Problem details: Extract the whole listing as it stands. Do not include the pictures.
═══ Collected material
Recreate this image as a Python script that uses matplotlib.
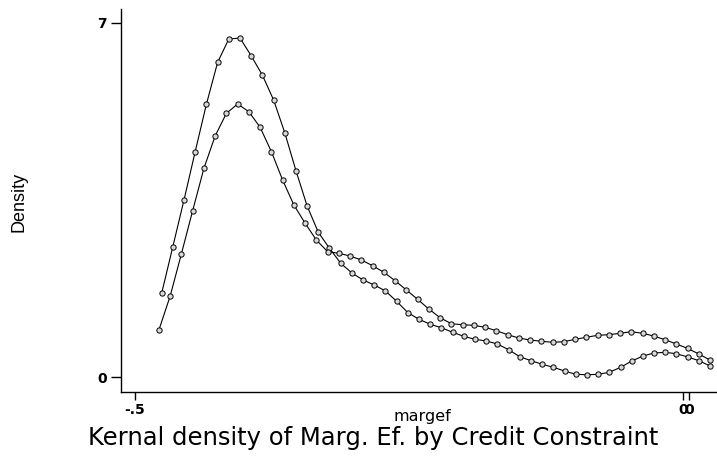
import matplotlib
matplotlib.use("Agg")
import matplotlib.pyplot as plt

plt.rcParams['font.family'] = ['DejaVu Sans']

# kernel density estimates of the marginal effect, one curve per group
x_constrained = [
    -0.4756, -0.4654, -0.4552, -0.4450, -0.4347, -0.4245, -0.4143, -0.4041, -0.3939, -0.3837,
    -0.3734, -0.3632, -0.3530, -0.3428, -0.3326, -0.3224, -0.3121, -0.3019, -0.2917, -0.2815,
    -0.2713, -0.2611, -0.2508, -0.2406, -0.2304, -0.2202, -0.2100, -0.1998, -0.1896, -0.1793,
    -0.1691, -0.1589, -0.1487, -0.1385, -0.1283, -0.1180, -0.1078, -0.0976, -0.0874, -0.0772,
    -0.0670, -0.0567, -0.0465, -0.0363, -0.0261, -0.0159, -0.0057, 0.0046, 0.0148, 0.0250,
]
dens_constrained = [
    1.658, 2.578, 3.500, 4.453, 5.395, 6.218, 6.678, 6.698, 6.348, 5.967,
    5.474, 4.828, 4.078, 3.381, 2.862, 2.547, 2.250, 2.059, 1.921, 1.822,
    1.704, 1.500, 1.275, 1.145, 1.046, 0.979, 0.888, 0.809, 0.750, 0.717,
    0.657, 0.545, 0.407, 0.328, 0.257, 0.197, 0.124, 0.059, 0.051, 0.059,
    0.099, 0.197, 0.322, 0.420, 0.480, 0.493, 0.466, 0.401, 0.328, 0.223,
]

x_unconstrained = [
    -0.4781, -0.4678, -0.4576, -0.4473, -0.4370, -0.4268, -0.4165, -0.4062, -0.3960, -0.3857,
    -0.3754, -0.3652, -0.3549, -0.3446, -0.3344, -0.3241, -0.3138, -0.3036, -0.2933, -0.2830,
    -0.2728, -0.2625, -0.2522, -0.2420, -0.2317, -0.2214, -0.2112, -0.2009, -0.1906, -0.1804,
    -0.1701, -0.1598, -0.1496, -0.1393, -0.1290, -0.1188, -0.1085, -0.0982, -0.0880, -0.0777,
    -0.0674, -0.0572, -0.0469, -0.0366, -0.0264, -0.0161, -0.0058, 0.0044, 0.0147, 0.0250,
]
dens_unconstrained = [
    0.934, 1.605, 2.434, 3.289, 4.126, 4.763, 5.211, 5.395, 5.243, 4.935,
    4.453, 3.895, 3.401, 3.040, 2.710, 2.480, 2.448, 2.394, 2.315, 2.203,
    2.073, 1.907, 1.723, 1.540, 1.348, 1.176, 1.058, 1.038, 1.026, 0.987,
    0.920, 0.841, 0.776, 0.736, 0.711, 0.691, 0.703, 0.750, 0.790, 0.829,
    0.841, 0.869, 0.900, 0.869, 0.815, 0.742, 0.657, 0.572, 0.460, 0.341,
]

x_ticks = [-0.5, 0.0, 0.0055]
x_tick_labels = ["-.5", "0", "0"]
y_ticks = [0, 7]
y_tick_labels = ["0", "7"]

fig = plt.figure(figsize=(7.17, 4.58), dpi=100)
ax = fig.add_axes([0.1683, 0.1441, 0.8317, 0.8362])

for xs, ys in [(x_constrained, dens_constrained), (x_unconstrained, dens_unconstrained)]:
    ax.plot(xs, ys, color="black", lw=0.8, marker="o", ms=3.8,
            mfc="#d8d8d8", mec="black", mew=0.7)

ax.set_xlim(-0.5130, 0.0313)
ax.set_ylim(-0.290, 7.270)

ax.spines["top"].set_visible(False)
ax.spines["right"].set_visible(False)
ax.spines["left"].set_linewidth(1.0)
ax.spines["bottom"].set_linewidth(1.0)

ax.set_xticks(x_ticks)
ax.set_xticklabels(x_tick_labels, fontsize=10, fontweight="bold")
ax.set_yticks(y_ticks)
ax.set_yticklabels(y_tick_labels, fontsize=10, fontweight="bold")
ax.tick_params(axis="x", direction="out", length=6, width=1.0, pad=2)
ax.tick_params(axis="y", direction="out", length=7, width=1.0, pad=3)

fig.text(0.589, 0.090, "margef", fontsize=11.5, ha="center", va="center")
fig.text(0.026, 0.559, "Density", rotation=90, fontsize=13,
         family="Liberation Sans", ha="center", va="center")
fig.text(0.521, 0.044, "Kernal density of Marg. Ef. by Credit Constraint",
         fontsize=17.5, ha="center", va="center")

fig.savefig("out.png", dpi=100)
══════
Result:
Recreate this image as a Python script that uses matplotlib.
import matplotlib
matplotlib.use("Agg")
import matplotlib.pyplot as plt

plt.rcParams['font.family'] = ['DejaVu Sans']

# kernel density estimates of the marginal effect, one curve per group
x_constrained = [
    -0.4756, -0.4654, -0.4552, -0.4450, -0.4347, -0.4245, -0.4143, -0.4041, -0.3939, -0.3837,
    -0.3734, -0.3632, -0.3530, -0.3428, -0.3326, -0.3224, -0.3121, -0.3019, -0.2917, -0.2815,
    -0.2713, -0.2611, -0.2508, -0.2406, -0.2304, -0.2202, -0.2100, -0.1998, -0.1896, -0.1793,
    -0.1691, -0.1589, -0.1487, -0.1385, -0.1283, -0.1180, -0.1078, -0.0976, -0.0874, -0.0772,
    -0.0670, -0.0567, -0.0465, -0.0363, -0.0261, -0.0159, -0.0057, 0.0046, 0.0148, 0.0250,
]
dens_constrained = [
    1.658, 2.578, 3.500, 4.453, 5.395, 6.218, 6.678, 6.698, 6.348, 5.967,
    5.474, 4.828, 4.078, 3.381, 2.862, 2.547, 2.250, 2.059, 1.921, 1.822,
    1.704, 1.500, 1.275, 1.145, 1.046, 0.979, 0.888, 0.809, 0.750, 0.717,
    0.657, 0.545, 0.407, 0.328, 0.257, 0.197, 0.124, 0.059, 0.051, 0.059,
    0.099, 0.197, 0.322, 0.420, 0.480, 0.493, 0.466, 0.401, 0.328, 0.223,
]

x_unconstrained = [
    -0.4781, -0.4678, -0.4576, -0.4473, -0.4370, -0.4268, -0.4165, -0.4062, -0.3960, -0.3857,
    -0.3754, -0.3652, -0.3549, -0.3446, -0.3344, -0.3241, -0.3138, -0.3036, -0.2933, -0.2830,
    -0.2728, -0.2625, -0.2522, -0.2420, -0.2317, -0.2214, -0.2112, -0.2009, -0.1906, -0.1804,
    -0.1701, -0.1598, -0.1496, -0.1393, -0.1290, -0.1188, -0.1085, -0.0982, -0.0880, -0.0777,
    -0.0674, -0.0572, -0.0469, -0.0366, -0.0264, -0.0161, -0.0058, 0.0044, 0.0147, 0.0250,
]
dens_unconstrained = [
    0.934, 1.605, 2.434, 3.289, 4.126, 4.763, 5.211, 5.395, 5.243, 4.935,
    4.453, 3.895, 3.401, 3.040, 2.710, 2.480, 2.448, 2.394, 2.315, 2.203,
    2.073, 1.907, 1.723, 1.540, 1.348, 1.176, 1.058, 1.038, 1.026, 0.987,
    0.920, 0.841, 0.776, 0.736, 0.711, 0.691, 0.703, 0.750, 0.790, 0.829,
    0.841, 0.869, 0.900, 0.869, 0.815, 0.742, 0.657, 0.572, 0.460, 0.341,
]

x_ticks = [-0.5, 0.0, 0.0055]
x_tick_labels = ["-.5", "0", "0"]
y_ticks = [0, 7]
y_tick_labels = ["0", "7"]

fig = plt.figure(figsize=(7.17, 4.58), dpi=100)
ax = fig.add_axes([0.1683, 0.1441, 0.8317, 0.8362])

for xs, ys in [(x_constrained, dens_constrained), (x_unconstrained, dens_unconstrained)]:
    ax.plot(xs, ys, color="black", lw=0.8, marker="o", ms=3.8,
            mfc="#d8d8d8", mec="black", mew=0.7)

ax.set_xlim(-0.5130, 0.0313)
ax.set_ylim(-0.290, 7.270)

ax.spines["top"].set_visible(False)
ax.spines["right"].set_visible(False)
ax.spines["left"].set_linewidth(1.0)
ax.spines["bottom"].set_linewidth(1.0)

ax.set_xticks(x_ticks)
ax.set_xticklabels(x_tick_labels, fontsize=10, fontweight="bold")
ax.set_yticks(y_ticks)
ax.set_yticklabels(y_tick_labels, fontsize=10, fontweight="bold")
ax.tick_params(axis="x", direction="out", length=6, width=1.0, pad=2)
ax.tick_params(axis="y", direction="out", length=7, width=1.0, pad=3)

fig.text(0.589, 0.090, "margef", fontsize=11.5, ha="center", va="center")
fig.text(0.026, 0.559, "Density", rotation=90, fontsize=13,
         family="Liberation Sans", ha="center", va="center")
fig.text(0.521, 0.044, "Kernal density of Marg. Ef. by Credit Constraint",
         fontsize=17.5, ha="center", va="center")

fig.savefig("out.png", dpi=100)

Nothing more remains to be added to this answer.